PROMPT -> Repeat each line word for word.

Entries from a dataset:
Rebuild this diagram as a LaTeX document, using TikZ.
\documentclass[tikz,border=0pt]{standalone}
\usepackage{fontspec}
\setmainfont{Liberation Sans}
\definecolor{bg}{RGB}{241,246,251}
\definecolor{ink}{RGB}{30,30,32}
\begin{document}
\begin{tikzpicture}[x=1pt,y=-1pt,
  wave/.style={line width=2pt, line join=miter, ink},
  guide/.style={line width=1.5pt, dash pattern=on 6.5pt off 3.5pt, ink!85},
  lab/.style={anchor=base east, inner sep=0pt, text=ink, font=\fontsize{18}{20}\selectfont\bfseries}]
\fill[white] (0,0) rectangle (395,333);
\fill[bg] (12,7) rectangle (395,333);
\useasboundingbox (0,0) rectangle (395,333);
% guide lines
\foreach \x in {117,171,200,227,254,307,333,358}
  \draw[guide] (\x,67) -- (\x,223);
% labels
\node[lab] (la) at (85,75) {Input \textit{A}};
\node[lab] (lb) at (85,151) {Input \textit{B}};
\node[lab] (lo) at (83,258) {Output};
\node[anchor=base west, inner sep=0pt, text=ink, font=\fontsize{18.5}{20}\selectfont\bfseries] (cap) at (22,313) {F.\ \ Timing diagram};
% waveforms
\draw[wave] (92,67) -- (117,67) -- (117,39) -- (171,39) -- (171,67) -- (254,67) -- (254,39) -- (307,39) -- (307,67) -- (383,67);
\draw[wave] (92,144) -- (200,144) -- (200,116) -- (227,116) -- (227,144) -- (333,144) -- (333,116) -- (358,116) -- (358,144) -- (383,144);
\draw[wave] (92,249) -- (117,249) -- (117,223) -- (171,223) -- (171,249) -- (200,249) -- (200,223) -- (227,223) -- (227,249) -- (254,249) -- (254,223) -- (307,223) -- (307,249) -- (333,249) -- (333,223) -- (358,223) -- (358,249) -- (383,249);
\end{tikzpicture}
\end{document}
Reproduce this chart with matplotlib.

TASK SOLUTION ->
Rebuild this diagram as a LaTeX document, using TikZ.
\documentclass[tikz,border=0pt]{standalone}
\usepackage{fontspec}
\setmainfont{Liberation Sans}
\definecolor{bg}{RGB}{241,246,251}
\definecolor{ink}{RGB}{30,30,32}
\begin{document}
\begin{tikzpicture}[x=1pt,y=-1pt,
  wave/.style={line width=2pt, line join=miter, ink},
  guide/.style={line width=1.5pt, dash pattern=on 6.5pt off 3.5pt, ink!85},
  lab/.style={anchor=base east, inner sep=0pt, text=ink, font=\fontsize{18}{20}\selectfont\bfseries}]
\fill[white] (0,0) rectangle (395,333);
\fill[bg] (12,7) rectangle (395,333);
\useasboundingbox (0,0) rectangle (395,333);
% guide lines
\foreach \x in {117,171,200,227,254,307,333,358}
  \draw[guide] (\x,67) -- (\x,223);
% labels
\node[lab] (la) at (85,75) {Input \textit{A}};
\node[lab] (lb) at (85,151) {Input \textit{B}};
\node[lab] (lo) at (83,258) {Output};
\node[anchor=base west, inner sep=0pt, text=ink, font=\fontsize{18.5}{20}\selectfont\bfseries] (cap) at (22,313) {F.\ \ Timing diagram};
% waveforms
\draw[wave] (92,67) -- (117,67) -- (117,39) -- (171,39) -- (171,67) -- (254,67) -- (254,39) -- (307,39) -- (307,67) -- (383,67);
\draw[wave] (92,144) -- (200,144) -- (200,116) -- (227,116) -- (227,144) -- (333,144) -- (333,116) -- (358,116) -- (358,144) -- (383,144);
\draw[wave] (92,249) -- (117,249) -- (117,223) -- (171,223) -- (171,249) -- (200,249) -- (200,223) -- (227,223) -- (227,249) -- (254,249) -- (254,223) -- (307,223) -- (307,249) -- (333,249) -- (333,223) -- (358,223) -- (358,249) -- (383,249);
\end{tikzpicture}
\end{document}
Reproduce this chart with matplotlib.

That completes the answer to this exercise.